Now, here’s the tricky part of the last two: I do have to change my normal speech a little bit to communicate well — but I run the risk of sounding like I’m talking down to these good folks, and I totally don’t want to do that. Here’s how I try to avoid that:
1. Do not change your tone of voice. You know what I mean — some people switch to a patronizing tone when they have to switch their speaking style. This is not good. Do not do it. And be vigilant that you’re not doing it, because people can read a lot you don’t mean out of the tone of your voice.
2. Err on the side of overexplaining, and if you’re called out on it, just explain that you do that a lot just because you’re not sure what knowledge base people have. This turns it on you and keeps them from feeling dumb, if you tell them you do this a lot.

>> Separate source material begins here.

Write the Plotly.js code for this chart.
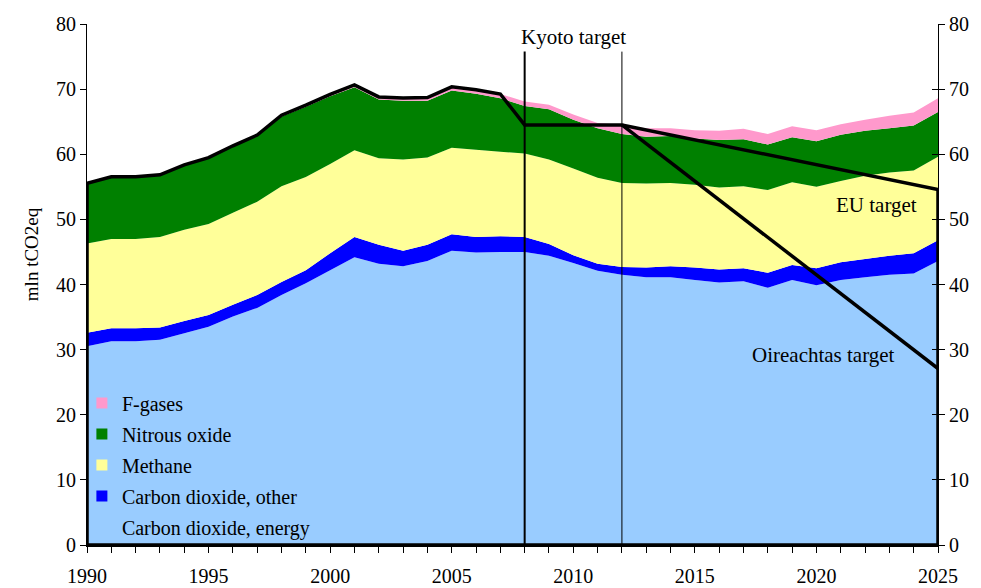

3. Listen. You can pick up on others’ speaking styles and move from the general to the specific. I mean, you’re supposed to be listening anyway, because it’s polite, but it also provides you with cues that help you determine how you should be speaking.
It’s not like anyone bats 100% on this, especially me. I was talking to a couple after English Mass a few weeks ago about how my company was selling stock. I used the term “IPO,” which means “initial public offering,” referring to the day we started selling stock. A couple minutes later, the nice lady politely said, “I fear I’m not as up on some of these terms as you are. What’s an IPO?”